::: SOURCE EXCERPT
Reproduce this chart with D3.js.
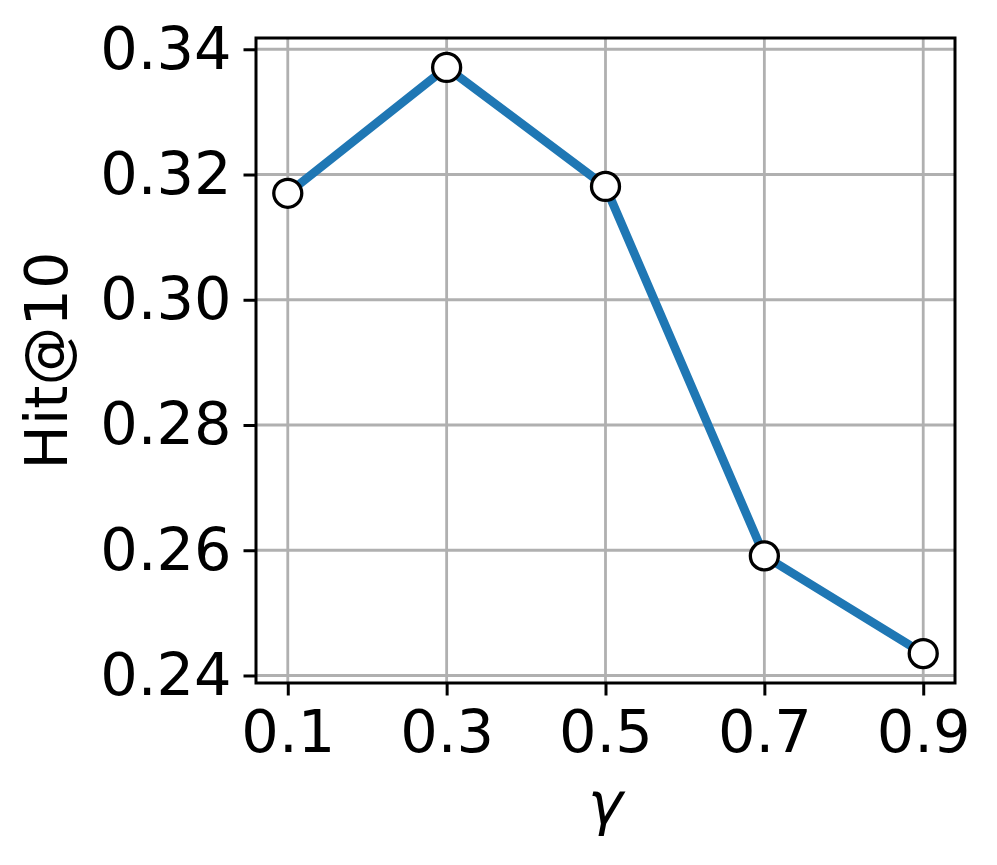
<!DOCTYPE html>
<html>
<head>
<meta charset="utf-8">
<script src="https://cdn.jsdelivr.net/npm/d3@7"></script>
<style>
  body { margin: 0; background: #fff; }
  svg { display: block; font-family: "DejaVu Sans", sans-serif; }
</style>
</head>
<body>
<svg id="chart" width="997" height="865"></svg>
<script>
// data
var gammas = [0.1, 0.3, 0.5, 0.7, 0.9];
var hits = [0.317, 0.3371, 0.3181, 0.2591, 0.2435];
var xTicks = [0.1, 0.3, 0.5, 0.7, 0.9];
var yTicks = [0.24, 0.26, 0.28, 0.30, 0.32, 0.34];

// plot box (window.top is reserved, so use other names)
var plotLeft = 256, plotRight = 955, plotTop = 38, plotBottom = 683;
var fontSize = 59;

var svg = d3.select("#chart");

var x = d3.scaleLinear().domain([0.06, 0.94]).range([plotLeft, plotRight]);
var y = d3.scaleLinear().domain([0.2388, 0.3418]).range([plotBottom, plotTop]);

// grid
var grid = svg.append("g");
grid.selectAll("line.gx")
    .data(xTicks)
    .enter()
    .append("line")
    .attr("class", "gx")
    .attr("x1", d => x(d)).attr("x2", d => x(d))
    .attr("y1", plotTop).attr("y2", plotBottom)
    .attr("stroke", "#b0b0b0")
    .attr("stroke-width", 2.8);
grid.selectAll("line.gy")
    .data(yTicks)
    .enter()
    .append("line")
    .attr("class", "gy")
    .attr("y1", d => y(d)).attr("y2", d => y(d))
    .attr("x1", plotLeft).attr("x2", plotRight)
    .attr("stroke", "#b0b0b0")
    .attr("stroke-width", 2.8);

// line + markers
var line = d3.line()
    .x((d, i) => x(gammas[i]))
    .y(d => y(d));

svg.append("path")
    .attr("d", line(hits))
    .attr("fill", "none")
    .attr("stroke", "#1f77b4")
    .attr("stroke-width", 8.7)
    .attr("stroke-linejoin", "round");

svg.append("g").selectAll("circle")
    .data(hits)
    .enter()
    .append("circle")
    .attr("cx", (d, i) => x(gammas[i]))
    .attr("cy", d => y(d))
    .attr("r", 14)
    .attr("fill", "white")
    .attr("stroke", "black")
    .attr("stroke-width", 3.3);

// axes
var xAxis = d3.axisBottom(x)
    .tickValues(xTicks)
    .tickFormat(d3.format(".1f"))
    .tickSize(12.5)
    .tickPadding(12);
var yAxis = d3.axisLeft(y)
    .tickValues(yTicks)
    .tickFormat(d3.format(".2f"))
    .tickSize(12.5)
    .tickPadding(12);

var gx = svg.append("g")
    .attr("transform", `translate(0, ${plotBottom})`)
    .call(xAxis);
var gy = svg.append("g")
    .attr("transform", `translate(${plotLeft}, 0)`)
    .call(yAxis);

[gx, gy].forEach(function (g) {
    g.select(".domain").remove();
    g.selectAll(".tick line").attr("stroke", "black").attr("stroke-width", 3);
    g.selectAll(".tick text")
        .attr("fill", "black")
        .style("font-size", fontSize + "px")
        .style("font-family", "DejaVu Sans");
});
gx.selectAll(".tick text").attr("dy", "0.76em");

// frame
svg.append("rect")
    .attr("x", plotLeft).attr("y", plotTop)
    .attr("width", plotRight - plotLeft).attr("height", plotBottom - plotTop)
    .attr("fill", "none")
    .attr("stroke", "black")
    .attr("stroke-width", 3);

// labels
svg.append("text")
    .attr("transform", `translate(67, ${(plotTop + plotBottom) / 2}) rotate(-90)`)
    .attr("text-anchor", "middle")
    .style("font-size", fontSize + "px")
    .text("Hit@10");

svg.append("text")
    .attr("x", (plotLeft + plotRight) / 2)
    .attr("y", 824)
    .attr("text-anchor", "middle")
    .style("font-size", fontSize + "px")
    .style("font-style", "italic")
    .text("γ");
</script>
</body>
</html>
::::::
EXERCISE REQUIREMENTS:
Pick out and copy the lines of the material that include the word "chart".

REPLY:
Reproduce this chart with D3.js.
<svg id="chart" width="997" height="865"></svg>
var svg = d3.select("#chart");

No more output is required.